The first thing that drew her eye was his heart. There were noticeable scars around each valve, and tiny, minute scars on the heart itself. Lines spread outward from his heart into the veins in his lungs. Nearby, the veins going up his neck stood out in sharper contrast to the rest. Chakra paths did follow the nervous system, so considering the extent that the curse seal was developed over time, it wouldn’t be surprising that Orochimaru would cut through Juugo’s nervous system, but the heart... The cuts around the heart were so small and delicate…what the hell was done to this boy’s heart? Juugo had a strong pulse and normal blood pressure, so the heart was functioning. The only other time she’d seen scars like that was after heart surgery. Invasive heart surgery. Like a heart transplant. The thing was, the chakra scan she’d done during his physical would have shown if he had organs that weren’t his own. Why would someone have been cutting into it?
Tsunade stared at the markings. None of this added up. A ninja who needed that serious of a heart surgery didn’t last that long in the field, let alone a place like Sound. If Juugo was in such critical condition that his heart would give out at any moment, Orochimaru would just take as many blood samples as he could and store them for future use. He didn’t keep people alive there.
She went back over each of the x-rays again, and another time, trying to make sense of the picture she was slowly forming. Orochimaru never did surgeries, at least not in the way that medics did. Orochimaru did experiments. She remembered the glee in his eyes when he shoved his hands into the bodies of enemies and came out holding their lungs. He would inject people with strange concoctions to see what they did. He enjoyed spreading the curse seal and watching their minds erode away as their bodies grew stronger.
These kids had surgical scars, most of them around very important organs either for the body or the chakra pathways. They were rarely the type of surgeries that would interest Orochimaru, and they were too delicate to have been his work. Or at least, too delicate to be the work of the Orochimaru she had known, and what little she’d seen of him after he left had indicated that he’d become more erratic, not less. These were not the marks of someone making something awful happen to a person and then stepping back to watch the effects. These were exploratory scars.
The lines on Karin’s body, the scars on her abdomen, they looked too similar to Juugo’s. They weren’t just scars, they were surgical scars. She’d seen them countless times before in thousands of other people. She’d sewn intestines back in, hell, she’d sewn Orochimaru’s back in at one point. She’d done it because he couldn’t.

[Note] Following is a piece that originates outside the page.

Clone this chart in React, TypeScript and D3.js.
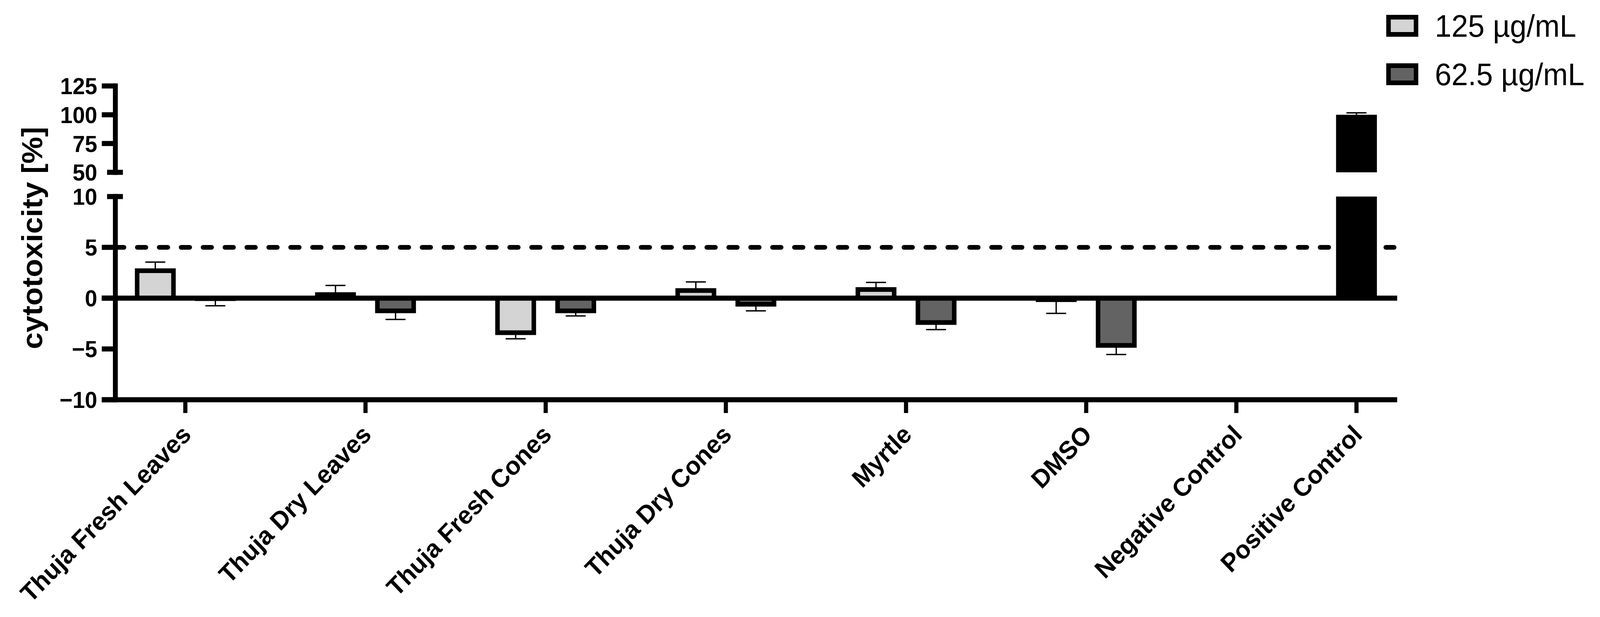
import { scaleLinear } from "d3";

// categories and series
const groups = [
  "Thuja Fresh Leaves",
  "Thuja Dry Leaves",
  "Thuja Fresh Cones",
  "Thuja Dry Cones",
  "Myrtle",
  "DMSO",
  "Negative Control",
  "Positive Control",
];
const seriesNames = ["125 µg/mL", "62.5 µg/mL"];
const seriesFills = ["#d4d4d4", "#636363"];
const solidGroups = ["Positive Control"];

// mean and SD (null = no bar)
const values125 = [2.7, 0.35, -3.4, 0.75, 0.85, -0.15, 0, 100];
const err125 = [0.85, 0.9, 0.6, 0.85, 0.7, 1.35, 0, 1.7];
const values625 = [-0.05, -1.25, -1.25, -0.6, -2.4, -4.65, null, null];
const err625 = [0.7, 0.85, 0.5, 0.65, 0.7, 0.9, null, null];

const threshold = 5;
const lowerTicks = [-10, -5, 0, 5, 10];
const upperTicks = [50, 75, 100, 125];

// drawing space (the reference size); the svg stretches it onto the viewport
const W = 4244;
const H = 1579;
const X0 = 306;
const X1 = 3704;
const FONT = "'Liberation Sans', Arial, sans-serif";
const AXIS_W = 13;

const fmt = (v: number) => (v < 0 ? `\u2212${Math.abs(v)}` : `${v}`);

const App = () => {
  // slot layout: every bar takes one unit, one empty unit between groups
  let cursor = 0;
  const layout = groups.map((name, i) => {
    const n = values625[i] == null ? 1 : 2;
    const start = cursor;
    cursor += n + 1;
    return { name, i, n, start, center: start + n / 2 };
  });
  const totalUnits = cursor - 1;
  const pad = 0.165;

  const x = scaleLinear().domain([-pad, totalUnits + pad]).range([X0, X1]);
  const yLow = scaleLinear().domain([-10, 10]).range([1023, 503]);
  const yUp = scaleLinear().domain([50, 125]).range([441, 220]);
  const unit = x(1) - x(0);

  const bars: {
    key: string;
    cx: number;
    v: number;
    err: number;
    fill: string;
    solid: boolean;
  }[] = [];
  layout.forEach((g) => {
    const solid = solidGroups.includes(g.name);
    const vals = [values125[g.i], values625[g.i]];
    const errs = [err125[g.i], err625[g.i]];
    vals.forEach((v, j) => {
      if (v == null) return;
      const pos = g.n === 1 ? g.center : g.start + 0.5 + j;
      bars.push({
        key: `${g.i}-${j}`,
        cx: x(pos),
        v,
        err: errs[j] ?? 0,
        fill: solid ? "#000" : seriesFills[j],
        solid,
      });
    });
  });

  const barW = unit * 0.68;
  const capW = 53;

  return (
    <div style={{ position: "absolute", left: 0, top: 0 }}>
      <svg
        viewBox={`0 0 ${W} ${H}`}
        preserveAspectRatio="none"
        style={{ display: "block", width: "100vw", height: "100vh", background: "#fff" }}
      >
        {/* 5% threshold */}
        <line
          x1={X0}
          x2={X1 - 6}
          y1={yLow(threshold)}
          y2={yLow(threshold)}
          stroke="#000"
          strokeWidth={12}
          strokeDasharray="23 35.1"
          strokeLinecap="round"
        />

        {/* bars */}
        {bars.map((b) => {
          const vc = Math.max(-10, Math.min(10, b.v));
          const top = yLow(Math.max(0, vc));
          const bot = yLow(Math.min(0, vc));
          const sw = b.solid ? 0 : 12;
          const w = b.solid ? barW : barW - sw;
          return (
            <g key={b.key}>
              <rect
                x={b.cx - w / 2}
                y={top}
                width={w}
                height={bot - top}
                fill={b.fill}
                stroke={b.solid ? "none" : "#000"}
                strokeWidth={sw}
              />
              {b.v > 50 ? (
                <rect
                  x={b.cx - w / 2}
                  y={yUp(Math.min(125, b.v))}
                  width={w}
                  height={yUp(50) - yUp(Math.min(125, b.v))}
                  fill={b.fill}
                />
              ) : null}
            </g>
          );
        })}

        {/* error bars (one-sided, away from zero) */}
        {bars
          .filter((b) => b.err > 0)
          .map((b) => {
            let y1: number;
            let y2: number;
            if (b.v > 50) {
              y1 = yUp(b.v);
              y2 = yUp(b.v + b.err);
            } else {
              const dir = b.v >= 0 ? 1 : -1;
              y1 = yLow(b.v);
              y2 = yLow(b.v + dir * b.err);
            }
            return (
              <g key={`e-${b.key}`} stroke="#000" strokeWidth={3.5}>
                <line x1={b.cx} x2={b.cx} y1={y1} y2={y2} />
                <line x1={b.cx - capW / 2} x2={b.cx + capW / 2} y1={y2} y2={y2} />
              </g>
            );
          })}

        {/* zero line and x axis */}
        <line x1={270} x2={X1 + 2} y1={yLow(0)} y2={yLow(0)} stroke="#000" strokeWidth={AXIS_W} />
        <line x1={270} x2={X1 + 2} y1={yLow(-10)} y2={yLow(-10)} stroke="#000" strokeWidth={AXIS_W} />
        {layout.map((g) => (
          <line
            key={`xt-${g.i}`}
            x1={x(g.center)}
            x2={x(g.center)}
            y1={yLow(-10)}
            y2={yLow(-10) + 34}
            stroke="#000"
            strokeWidth={11}
          />
        ))}

        {/* y axis, lower segment */}
        <line
          x1={X0}
          x2={X0}
          y1={yLow(10)}
          y2={yLow(-10)}
          stroke="#000"
          strokeWidth={AXIS_W}
          strokeLinecap="square"
        />
        {lowerTicks.map((t) =>
          t === 10 ? (
            <line key={`lt-${t}`} x1={284} x2={326} y1={yLow(t)} y2={yLow(t)} stroke="#000" strokeWidth={AXIS_W} />
          ) : (
            <line key={`lt-${t}`} x1={270} x2={X0} y1={yLow(t)} y2={yLow(t)} stroke="#000" strokeWidth={AXIS_W} />
          )
        )}
        {/* y axis, upper segment */}
        <line
          x1={X0}
          x2={X0}
          y1={yUp(125)}
          y2={yUp(50)}
          stroke="#000"
          strokeWidth={AXIS_W}
          strokeLinecap="square"
        />
        {upperTicks.map((t) =>
          t === 50 ? (
            <line key={`ut-${t}`} x1={284} x2={326} y1={yUp(t)} y2={yUp(t)} stroke="#000" strokeWidth={AXIS_W} />
          ) : (
            <line key={`ut-${t}`} x1={270} x2={X0} y1={yUp(t)} y2={yUp(t)} stroke="#000" strokeWidth={AXIS_W} />
          )
        )}

        {/* y tick labels */}
        <g fontFamily={FONT} fontWeight="bold" fontSize={59} textAnchor="end" fill="#000">
          {lowerTicks.map((t) => (
            <text key={`ll-${t}`} x={258} y={yLow(t)} dy="0.36em">
              {fmt(t)}
            </text>
          ))}
          {upperTicks.map((t) => (
            <text key={`ul-${t}`} x={258} y={yUp(t)} dy="0.36em">
              {fmt(t)}
            </text>
          ))}
        </g>

        {/* y axis title */}
        <text
          transform="translate(112, 609) rotate(-90)"
          textAnchor="middle"
          fontFamily={FONT}
          fontWeight="bold"
          fontSize={77}
          fill="#000"
        >
          cytotoxicity [%]
        </text>

        {/* category labels */}
        <g fontFamily={FONT} fontWeight="bold" fontSize={65} textAnchor="end" fill="#000">
          {layout.map((g) => (
            <text key={`xl-${g.i}`} transform={`translate(${x(g.center) + 19}, 1116) rotate(-45)`}>
              {g.name}
            </text>
          ))}
        </g>

        {/* legend */}
        {seriesNames.map((s, j) => (
          <g key={`lg-${j}`} transform={`translate(0, ${j * 124})`}>
            <rect x={3683} y={44} width={73} height={44} fill={seriesFills[j]} stroke="#000" strokeWidth={12} />
            <text x={3806} y={94} fontFamily={FONT} fontSize={79} fill="#000">
              {s}
            </text>
          </g>
        ))}
      </svg>
    </div>
  );
};

export default App;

And there were too many breaks and healed rib bones on Sasuke. All ninja got broken ribs, but these were too careful, too precise to be from a battle. They looked like the breaks in Karin’s spine and skull—the ones that looked like someone had purposely broken her neck.
Tsunade startled herself out of her examination by yawning. She rubbed her eyes and looked at the clock over the door. It was almost morning now. She’d been staring at these damn things all night. She sat down at her desk and sighed, needing either sleep or coffee.
Juugo’s heart. Sasuke’s countless rib breaks and spine injury. Karin’s intestines being put back in not quite right. These kids looked like they were cut up and put back together, and none of them mentioned anything of the sort in their interviews.
There was obviously something they weren’t telling her, and she needed to figure out what.